Пушкин любил философию, но в его распоряжении было нечто большее. Чтобы понять то, что понимает философия, Пушкину не надо было быть профессиональным философом. Он владел высшим даром в отношениях с миром, более полноценных, чем у абстрактного теоретика; в его распоряжении находилось более совершенное средство, чем дискурсивное понятие. Английский пушкинист А. Бриггс писал, что взгляд этого великого поэта на мир стоит метафизической системы: в такой системе у него не было надобности, потому что он был философом опыта7. «Опыт», однако – это что-то слишком общее, да и банальное; все люди в той или иной степени обладают опытом.
И вот тут автор книги «Метафизика Пушкина», относящийся в общем к приверженцам русского культурно-религиозного ренессанса XX века, оказывается более близким к пушкинскому миросозерцанию, стремясь описать его в понятиях «всеединства», «конкретной метафизики» и мистической интуиции святых. И это открывает перспективы для содержательной конкретизации уникального пушкинского «опыта». Нельзя не согласиться с А. Позовым в том, что поэту было дано воспринимать мир как некую цельность, как множество, объединенное одним началом, или, по определению «всеединства», данному Соловьевым, «как отношение всеобъемлющего духовно-органического целого к живым членам и элементам, в нем находящимся»8; что поэту было дано знать место каждой вещи в иерархии бытия.

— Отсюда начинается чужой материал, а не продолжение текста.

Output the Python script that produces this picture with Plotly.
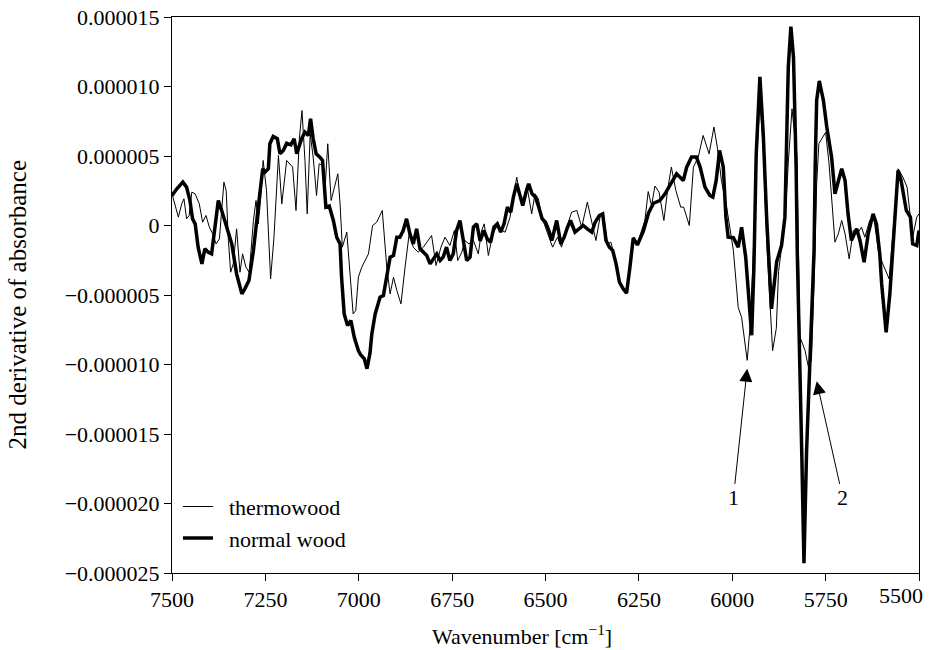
import plotly.graph_objects as go

# ---- data (wavenumber in cm^-1, 2nd derivative in units of 1e-6) ----
normal_wn = [7500, 7487, 7471, 7461, 7452, 7445, 7438, 7430, 7420, 7412, 7403, 7394, 7385, 7376, 7367, 7354,
             7340, 7327, 7313, 7305, 7294, 7282, 7273, 7266, 7257, 7251, 7242, 7238, 7229, 7218, 7211, 7202,
             7193, 7182, 7173, 7166, 7153, 7144, 7135, 7129, 7122, 7114, 7104, 7097, 7088, 7079, 7068, 7059,
             7050, 7046, 7039, 7030, 7021, 7012, 7001, 6995, 6985, 6978, 6970, 6965, 6956, 6943, 6934, 6925,
             6916, 6907, 6898, 6890, 6881, 6872, 6863, 6854, 6845, 6836, 6827, 6818, 6809, 6800, 6791, 6782,
             6774, 6765, 6756, 6747, 6738, 6729, 6720, 6711, 6702, 6693, 6684, 6675, 6665, 6656, 6647, 6638,
             6629, 6620, 6611, 6602, 6593, 6586, 6577, 6570, 6561, 6552, 6545, 6536, 6527, 6518, 6509, 6500,
             6491, 6483, 6470, 6459, 6450, 6441, 6433, 6421, 6409, 6399, 6388, 6376, 6367, 6356, 6347, 6338,
             6329, 6320, 6311, 6302, 6292, 6283, 6274, 6265, 6254, 6238, 6224, 6211, 6194, 6180, 6167, 6149,
             6131, 6122, 6109, 6096, 6086, 6073, 6060, 6052, 6043, 6034, 6024, 6017, 6011, 5997, 5984, 5975,
             5964, 5948, 5942, 5936, 5926, 5917, 5908, 5901, 5895, 5881, 5868, 5859, 5854, 5850, 5843, 5836,
             5829, 5826, 5814, 5808, 5801, 5792, 5781, 5778, 5774, 5767, 5756, 5747, 5734, 5725, 5707, 5698,
             5690, 5681, 5667, 5658, 5647, 5636, 5623, 5614, 5605, 5600, 5588, 5578, 5570, 5566, 5556, 5548,
             5534, 5523, 5517, 5506, 5500]
normal_val = [2.16, 2.64, 3.12, 2.76, 1.8, 0.48, 0.12, -1.56, -2.76, -1.68, -1.92, -2.04, -0.12, 1.8, 1.08, -0.12,
              -1.32, -3.48, -4.92, -4.56, -3.96, -1.8, 0.12, 2.04, 4.08, 3.84, 4.08, 5.88, 6.4, 6.24, 5.16, 5.4,
              5.92, 5.8, 6.24, 5.16, 6.24, 6.72, 6.48, 7.68, 6.24, 5.16, 4.92, 4.68, 1.32, 1.4, 0.36, -0.84,
              -1.32, -3.72, -6.36, -7.2, -6.84, -8.04, -9.0, -9.3, -9.6, -10.3, -9.2, -7.8, -6.36, -5.16, -5.04, -3.48,
              -2.28, -2.16, -0.84, -0.84, -0.36, 0.48, -0.6, -1.32, -0.24, -1.68, -1.92, -2.16, -2.76, -2.4, -2.04, -2.52,
              -2.28, -1.56, -2.52, -2.04, -0.36, 0.36, -1.08, -2.52, -2.28, -0.12, 0.12, -1.1, -0.36, -0.96, -1.2, -0.12,
              0.12, -0.48, 0.12, 1.32, 0.96, 2.04, 3.0, 2.4, 1.44, 2.4, 3.0, 2.28, 2.04, 1.32, 0.48, 0.24,
              -0.36, -1.08, 0.36, -1.32, -0.84, -0.12, 0.36, -0.48, -0.24, 0.0, -0.24, -0.48, 0.24, 0.72, 0.84, -1.08,
              -1.56, -1.8, -2.76, -4.08, -4.56, -4.87, -3.0, -0.9, -1.4, -0.4, 0.9, 1.6, 1.8, 2.28, 2.88, 3.72,
              3.24, 4.2, 4.92, 4.92, 4.2, 2.76, 2.16, 2.04, 3.24, 5.4, 4.2, 0.6, -0.84, -0.88, -1.56, -0.12,
              -2.28, -7.9, -3.0, 5.0, 10.7, 6.6, 0.6, -3.5, -6.0, -2.6, -1.44, 0.6, 5.4, 11.4, 14.3, 12.1,
              4.2, -1.8, -16.2, -24.3, -16.2, -9.0, -1.8, 4.2, 9.0, 10.4, 9.0, 7.1, 4.92, 2.28, 4.08, 3.24,
              0.84, -1.08, -0.24, -1.08, -2.64, -0.6, 0.84, 0.12, -2.04, -4.2, -7.68, -4.9, -1.8, -0.6, 3.96, 3.24,
              1.08, 0.6, -1.32, -1.44, -0.36]

thermo_wn = [7500, 7492, 7483, 7474, 7468, 7461, 7454, 7447, 7438, 7427, 7418, 7409, 7400, 7391, 7382, 7373,
             7367, 7361, 7355, 7349, 7343, 7336, 7327, 7318, 7311, 7302, 7293, 7282, 7275, 7269, 7263, 7256,
             7247, 7236, 7227, 7215, 7206, 7193, 7177, 7168, 7159, 7152, 7144, 7138, 7130, 7122, 7113, 7106,
             7097, 7090, 7083, 7074, 7065, 7056, 7050, 7044, 7032, 7023, 7015, 7008, 7001, 6992, 6983, 6974,
             6963, 6952, 6937, 6925, 6916, 6907, 6898, 6887, 6876, 6865, 6854, 6841, 6827, 6818, 6805, 6793,
             6780, 6769, 6756, 6744, 6735, 6724, 6716, 6705, 6693, 6680, 6671, 6664, 6653, 6641, 6629, 6617,
             6608, 6595, 6586, 6577, 6568, 6559, 6550, 6537, 6528, 6519, 6510, 6497, 6481, 6468, 6457, 6443,
             6430, 6416, 6403, 6388, 6376, 6365, 6354, 6345, 6334, 6325, 6314, 6301, 6283, 6263, 6254, 6240,
             6234, 6225, 6216, 6207, 6196, 6183, 6172, 6163, 6151, 6138, 6130, 6115, 6104, 6091, 6078, 6062,
             6049, 6040, 6029, 6015, 6002, 5997, 5984, 5975, 5960, 5953, 5945, 5936, 5926, 5917, 5908, 5901,
             5892, 5882, 5876, 5867, 5858, 5850, 5840, 5827, 5819, 5805, 5796, 5788, 5781, 5774, 5768, 5750,
             5741, 5725, 5716, 5707, 5698, 5687, 5676, 5665, 5654, 5645, 5632, 5621, 5609, 5597, 5580, 5570,
             5556, 5543, 5532, 5523, 5516, 5506, 5500]
thermo_val = [2.28, 1.56, 0.6, 1.56, 1.92, 0.48, 0.72, 2.4, 2.28, 1.56, 0.24, 0.72, -0.12, -0.6, -1.32, -0.96,
              1.08, 3.12, 2.52, -1.08, -3.36, -2.76, -0.24, -3.36, -2.04, -3.0, -3.36, 0.36, 1.8, 0.12, 1.8, 4.68,
              2.52, -3.84, -0.84, 5.04, 1.56, 4.68, 4.2, 1.08, 6.24, 8.27, 4.68, 0.84, 6.6, 4.92, 2.16, 4.44,
              4.32, 2.76, 5.88, 1.8, 2.76, 3.72, 1.56, -1.56, -0.48, -3.48, -6.36, -6.12, -3.72, -3.0, -2.52, -2.04,
              0.0, 0.24, 1.08, -3.0, -4.92, -3.72, -4.68, -5.64, -3.0, -0.6, -1.56, -1.92, -1.56, -1.2, -0.72, -2.88,
              -1.56, -0.84, -1.44, -0.36, -2.52, -1.92, -1.08, -1.32, -1.08, -2.04, -0.36, 0.12, -2.16, -0.6, 0.0, -0.36,
              -0.48, 0.6, 1.92, 3.48, 2.04, 1.92, 2.88, 0.84, 2.28, 1.92, 0.6, -0.36, -1.56, -0.84, -1.56, -0.12,
              0.96, 1.08, -0.12, 1.68, 0.12, -1.08, 0.6, 0.84, -1.32, -1.2, -2.4, -4.2, -4.8, -0.84, -1.3, -0.2,
              0.36, 2.44, 1.43, 2.84, 2.4, 0.36, 2.76, 4.2, 2.52, 1.32, 1.32, 0.0, 4.2, 4.92, 6.48, 5.16,
              7.08, 5.64, 3.24, 1.32, -1.08, -1.8, -5.9, -6.6, -9.7, -7.5, -3.0, 4.0, 9.0, 5.5, -1.0, -5.0,
              -9.0, -7.4, -3.3, -1.4, 0.6, 4.5, 8.4, 5.0, -8.0, -9.0, -10.2, -9.7, -4.2, 3.0, 5.9, 6.7,
              4.5, -1.2, -0.6, 0.36, -0.6, -2.4, -0.36, -0.6, -0.12, -0.84, 0.36, 0.6, -1.8, -2.76, -3.84, -0.6,
              4.08, 3.48, 2.76, 0.6, -0.72, 0.6, 0.84]

y_tick_vals = [15e-6, 10e-6, 5e-6, 0, -5e-6, -10e-6, -15e-6, -20e-6, -25e-6]
y_tick_text = ["0.000015", "0.000010", "0.000005", "0", "\u22120.000005", "\u22120.000010",
               "\u22120.000015", "\u22120.000020", "\u22120.000025"]
x_tick_vals = [7500, 7250, 7000, 6750, 6500, 6250, 6000, 5750, 5500]
x_tick_text = ["7500", "7250", "7000", "6750", "6500", "6250", "6000", "5750", ""]
last_tick_label = "5500"

# annotation positions (wavenumber, value*1e-6): arrow tip and label
ann_labels = ["1", "2"]
ann_tip_wn = [5960, 5774]
ann_tip_val = [-10.3, -11.2]
ann_txt_wn = [5997, 5704]
ann_txt_val = [-19.6, -19.6]

FONT = "Liberation Serif, Times New Roman, serif"
TXT = dict(family=FONT, size=22, color="black")

fig = go.Figure()
fig.add_trace(go.Scatter(x=thermo_wn, y=[v * 1e-6 for v in thermo_val], mode="lines",
                         name="\u00a0\u00a0thermowood", line=dict(color="black", width=1)))
fig.add_trace(go.Scatter(x=normal_wn, y=[v * 1e-6 for v in normal_val], mode="lines",
                         name="\u00a0\u00a0normal wood", line=dict(color="black", width=3.5)))

for lab, tx, ty, ax, ay in zip(ann_labels, ann_tip_wn, ann_tip_val, ann_txt_wn, ann_txt_val):
    fig.add_annotation(x=tx, y=ty * 1e-6, ax=ax, ay=ay * 1e-6, axref="x", ayref="y",
                       text=lab, showarrow=True, arrowhead=2, arrowsize=2.6, arrowwidth=1,
                       arrowcolor="black", font=TXT)

# last x tick label, right-aligned so it stays inside the page (as in the original)
fig.add_annotation(x=x_tick_vals[-1], xref="x", y=0, yref="paper", yanchor="top", xanchor="right",
                   xshift=6, yshift=-8, text=last_tick_label, showarrow=False, font=TXT)
# axis titles
fig.add_annotation(x=0.468, xref="paper", y=-0.111, yref="paper", yanchor="middle", xanchor="center",
                   text="Wavenumber [cm<sup>\u22121</sup>]", showarrow=False, font=TXT)
fig.add_annotation(x=-0.2075, xref="paper", y=0.483, yref="paper", yanchor="middle", xanchor="center",
                   text="2nd derivative of absorbance", textangle=-90, showarrow=False,
                   font=dict(family=FONT, size=25, color="black"))

fig.update_layout(
    width=930, height=650,
    margin=dict(l=172, r=11, t=17, b=77),
    paper_bgcolor="white", plot_bgcolor="white",
    font=TXT,
    showlegend=True,
    legend=dict(x=0.008, y=0.157, xanchor="left", yanchor="top", bgcolor="rgba(0,0,0,0)", font=TXT),
)
fig.update_xaxes(range=[7500, 5500], tickvals=x_tick_vals, ticktext=x_tick_text, ticks="outside", ticklen=7,
                 tickcolor="black", showline=True, linecolor="black", linewidth=1, mirror=True,
                 showgrid=False, zeroline=False, automargin=False)
fig.update_yaxes(range=[-25e-6, 15e-6], tickvals=y_tick_vals, ticktext=y_tick_text, ticks="outside",
                 ticklen=7, tickcolor="black", showline=True, linecolor="black", linewidth=1, mirror=True,
                 showgrid=False, zeroline=False, automargin=False)

fig.write_html("out.html", config={"displayModeBar": False},
               post_script="document.body.style.margin='0';document.body.style.overflow='hidden';")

Вместе с автором книги можно назвать Пушкина и «конкретным метафизиком» – в отличие от тех претендентов на это звание, которые, однако, не выходили за пределы рассудочной сферы или в крайнем случае оставались при идейно нагруженных конвенциональных символах. Ведь чтобы быть «конкретным метафизиком», надо иметь в своем творческом распоряжении какую-либо «конкретность», кроме рассуждающей способности; надо суметь показать, что, узрев ноуменальную суть вещи, ты можешь передать ее в образе. А Пушкин с его способностью к «воплощающему высказыванию» (В. Вейдле) как раз и был «конкретным метафизиком» и по праву мог бы наследовать Андрею Рублеву, создателю «Троицы», названной Евгением Трубецким «умозрением в красках», – разумеется, с поправкой на то, что «краски» его – не киноварь, а литеры.
Наконец, Позов проводит существенную аналогию между пушкинским миросозерцанием и «умным чувством» святых и Отцов церкви – Исаака Сирина и Максима Исповедника, их непосредственным созерцанием «последних вещей бытия», невидимых «скрытых сущностей» (приближая вместе с тем творца к медитирующему пустынножителю и пророку). Однако предмет и цель пушкинского «всезнания» иные, чем у христианских подвижников. Художник творит произведение искусства, святой творит произведение из себя, в аскетическом подвиге претворяя ветхое свое существо в новое. Святой благодать стяжает, гений получает свой дар даром, как «естественную благодать». Для художника созерцание есть промежуточная стадия, «сырье» для творимой вещи; святой «пробивается» через вещный и через сущностный мир к «Единому на потребу», к созерцанию Бога лицом к лицу в лучах Фаворского света. Вот венец и награда для подвижника! Однако чтобы достичь этого visio beatifica, созерцания, доставляющего блаженство, прежде надо отрешиться от всех вещей: «Затвори двери твоей кельи, сядь в углу и отвлеки мысль твою от всего земного, телесного и скоропреходящего», – наставляет классик исихастской техники константинопольский монах XI века Симеон.